_What the task asks_: Images are not part of the copy; write out the rest of the data exactly as given.

_Dataset excerpt_:
* * * * * * *
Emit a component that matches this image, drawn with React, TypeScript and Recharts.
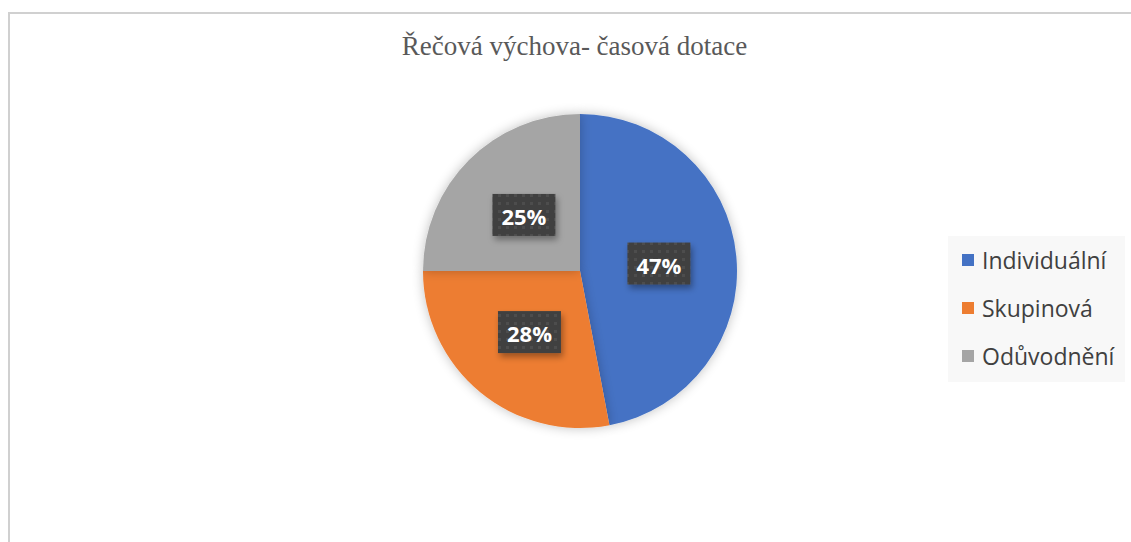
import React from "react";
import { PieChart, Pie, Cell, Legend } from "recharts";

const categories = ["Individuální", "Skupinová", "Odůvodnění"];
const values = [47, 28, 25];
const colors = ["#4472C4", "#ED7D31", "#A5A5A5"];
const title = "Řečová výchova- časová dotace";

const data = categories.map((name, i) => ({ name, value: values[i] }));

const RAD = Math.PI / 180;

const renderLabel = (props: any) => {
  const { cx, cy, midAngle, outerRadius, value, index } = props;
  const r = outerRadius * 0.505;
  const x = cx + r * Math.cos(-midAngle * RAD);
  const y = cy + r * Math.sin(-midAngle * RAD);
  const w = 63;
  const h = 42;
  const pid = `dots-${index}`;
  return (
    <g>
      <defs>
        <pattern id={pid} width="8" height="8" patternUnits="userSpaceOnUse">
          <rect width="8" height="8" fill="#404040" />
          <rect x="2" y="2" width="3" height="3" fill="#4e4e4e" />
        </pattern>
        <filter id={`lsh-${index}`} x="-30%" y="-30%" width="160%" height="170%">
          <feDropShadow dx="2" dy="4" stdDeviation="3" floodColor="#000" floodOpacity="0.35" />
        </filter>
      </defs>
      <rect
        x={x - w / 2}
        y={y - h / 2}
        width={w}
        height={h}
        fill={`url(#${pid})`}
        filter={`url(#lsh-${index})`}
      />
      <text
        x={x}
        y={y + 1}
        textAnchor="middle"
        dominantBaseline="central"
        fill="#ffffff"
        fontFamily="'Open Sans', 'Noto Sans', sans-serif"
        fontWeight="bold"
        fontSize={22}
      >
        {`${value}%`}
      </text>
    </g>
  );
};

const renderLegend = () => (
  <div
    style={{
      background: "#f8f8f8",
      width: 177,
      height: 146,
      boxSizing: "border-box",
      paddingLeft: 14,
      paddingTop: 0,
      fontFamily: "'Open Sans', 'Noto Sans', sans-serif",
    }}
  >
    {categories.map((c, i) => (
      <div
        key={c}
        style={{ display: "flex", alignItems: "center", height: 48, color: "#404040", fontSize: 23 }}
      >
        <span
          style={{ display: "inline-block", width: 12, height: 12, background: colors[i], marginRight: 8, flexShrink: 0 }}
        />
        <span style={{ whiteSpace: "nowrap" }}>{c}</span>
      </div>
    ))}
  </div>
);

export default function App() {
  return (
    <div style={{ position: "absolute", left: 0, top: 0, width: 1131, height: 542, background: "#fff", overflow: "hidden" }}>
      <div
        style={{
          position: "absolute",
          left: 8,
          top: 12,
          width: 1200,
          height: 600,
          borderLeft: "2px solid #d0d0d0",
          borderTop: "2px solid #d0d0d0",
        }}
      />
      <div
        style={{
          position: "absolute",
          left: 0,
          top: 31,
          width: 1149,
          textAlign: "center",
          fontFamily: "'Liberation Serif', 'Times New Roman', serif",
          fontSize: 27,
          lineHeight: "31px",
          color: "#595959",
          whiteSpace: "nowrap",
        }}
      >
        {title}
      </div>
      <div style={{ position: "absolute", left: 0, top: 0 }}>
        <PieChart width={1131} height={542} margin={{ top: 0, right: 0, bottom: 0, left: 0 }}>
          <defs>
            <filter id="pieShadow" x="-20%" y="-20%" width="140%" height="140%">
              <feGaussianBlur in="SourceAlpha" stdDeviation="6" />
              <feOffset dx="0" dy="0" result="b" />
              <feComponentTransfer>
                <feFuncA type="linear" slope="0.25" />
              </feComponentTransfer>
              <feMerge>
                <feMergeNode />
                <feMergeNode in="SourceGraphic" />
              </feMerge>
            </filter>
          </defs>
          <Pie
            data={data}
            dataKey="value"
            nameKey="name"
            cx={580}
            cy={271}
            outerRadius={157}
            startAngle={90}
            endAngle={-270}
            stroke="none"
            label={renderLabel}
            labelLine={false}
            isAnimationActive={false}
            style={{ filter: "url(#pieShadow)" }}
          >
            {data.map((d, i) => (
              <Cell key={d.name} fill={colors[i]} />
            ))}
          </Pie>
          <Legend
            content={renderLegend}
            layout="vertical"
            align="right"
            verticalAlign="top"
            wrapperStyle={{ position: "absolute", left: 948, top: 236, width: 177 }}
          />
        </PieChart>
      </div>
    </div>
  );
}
* * * * * * *
_Solved exercise_:
Emit a component that matches this image, drawn with React, TypeScript and Recharts.
import React from "react";
import { PieChart, Pie, Cell, Legend } from "recharts";

const categories = ["Individuální", "Skupinová", "Odůvodnění"];
const values = [47, 28, 25];
const colors = ["#4472C4", "#ED7D31", "#A5A5A5"];
const title = "Řečová výchova- časová dotace";

const data = categories.map((name, i) => ({ name, value: values[i] }));

const RAD = Math.PI / 180;

const renderLabel = (props: any) => {
  const { cx, cy, midAngle, outerRadius, value, index } = props;
  const r = outerRadius * 0.505;
  const x = cx + r * Math.cos(-midAngle * RAD);
  const y = cy + r * Math.sin(-midAngle * RAD);
  const w = 63;
  const h = 42;
  const pid = `dots-${index}`;
  return (
    <g>
      <defs>
        <pattern id={pid} width="8" height="8" patternUnits="userSpaceOnUse">
          <rect width="8" height="8" fill="#404040" />
          <rect x="2" y="2" width="3" height="3" fill="#4e4e4e" />
        </pattern>
        <filter id={`lsh-${index}`} x="-30%" y="-30%" width="160%" height="170%">
          <feDropShadow dx="2" dy="4" stdDeviation="3" floodColor="#000" floodOpacity="0.35" />
        </filter>
      </defs>
      <rect
        x={x - w / 2}
        y={y - h / 2}
        width={w}
        height={h}
        fill={`url(#${pid})`}
        filter={`url(#lsh-${index})`}
      />
      <text
        x={x}
        y={y + 1}
        textAnchor="middle"
        dominantBaseline="central"
        fill="#ffffff"
        fontFamily="'Open Sans', 'Noto Sans', sans-serif"
        fontWeight="bold"
        fontSize={22}
      >
        {`${value}%`}
      </text>
    </g>
  );
};

const renderLegend = () => (
  <div
    style={{
      background: "#f8f8f8",
      width: 177,
      height: 146,
      boxSizing: "border-box",
      paddingLeft: 14,
      paddingTop: 0,
      fontFamily: "'Open Sans', 'Noto Sans', sans-serif",
    }}
  >
    {categories.map((c, i) => (
      <div
        key={c}
        style={{ display: "flex", alignItems: "center", height: 48, color: "#404040", fontSize: 23 }}
      >
        <span
          style={{ display: "inline-block", width: 12, height: 12, background: colors[i], marginRight: 8, flexShrink: 0 }}
        />
        <span style={{ whiteSpace: "nowrap" }}>{c}</span>
      </div>
    ))}
  </div>
);

export default function App() {
  return (
    <div style={{ position: "absolute", left: 0, top: 0, width: 1131, height: 542, background: "#fff", overflow: "hidden" }}>
      <div
        style={{
          position: "absolute",
          left: 8,
          top: 12,
          width: 1200,
          height: 600,
          borderLeft: "2px solid #d0d0d0",
          borderTop: "2px solid #d0d0d0",
        }}
      />
      <div
        style={{
          position: "absolute",
          left: 0,
          top: 31,
          width: 1149,
          textAlign: "center",
          fontFamily: "'Liberation Serif', 'Times New Roman', serif",
          fontSize: 27,
          lineHeight: "31px",
          color: "#595959",
          whiteSpace: "nowrap",
        }}
      >
        {title}
      </div>
      <div style={{ position: "absolute", left: 0, top: 0 }}>
        <PieChart width={1131} height={542} margin={{ top: 0, right: 0, bottom: 0, left: 0 }}>
          <defs>
            <filter id="pieShadow" x="-20%" y="-20%" width="140%" height="140%">
              <feGaussianBlur in="SourceAlpha" stdDeviation="6" />
              <feOffset dx="0" dy="0" result="b" />
              <feComponentTransfer>
                <feFuncA type="linear" slope="0.25" />
              </feComponentTransfer>
              <feMerge>
                <feMergeNode />
                <feMergeNode in="SourceGraphic" />
              </feMerge>
            </filter>
          </defs>
          <Pie
            data={data}
            dataKey="value"
            nameKey="name"
            cx={580}
            cy={271}
            outerRadius={157}
            startAngle={90}
            endAngle={-270}
            stroke="none"
            label={renderLabel}
            labelLine={false}
            isAnimationActive={false}
            style={{ filter: "url(#pieShadow)" }}
          >
            {data.map((d, i) => (
              <Cell key={d.name} fill={colors[i]} />
            ))}
          </Pie>
          <Legend
            content={renderLegend}
            layout="vertical"
            align="right"
            verticalAlign="top"
            wrapperStyle={{ position: "absolute", left: 948, top: 236, width: 177 }}
          />
        </PieChart>
      </div>
    </div>
  );
}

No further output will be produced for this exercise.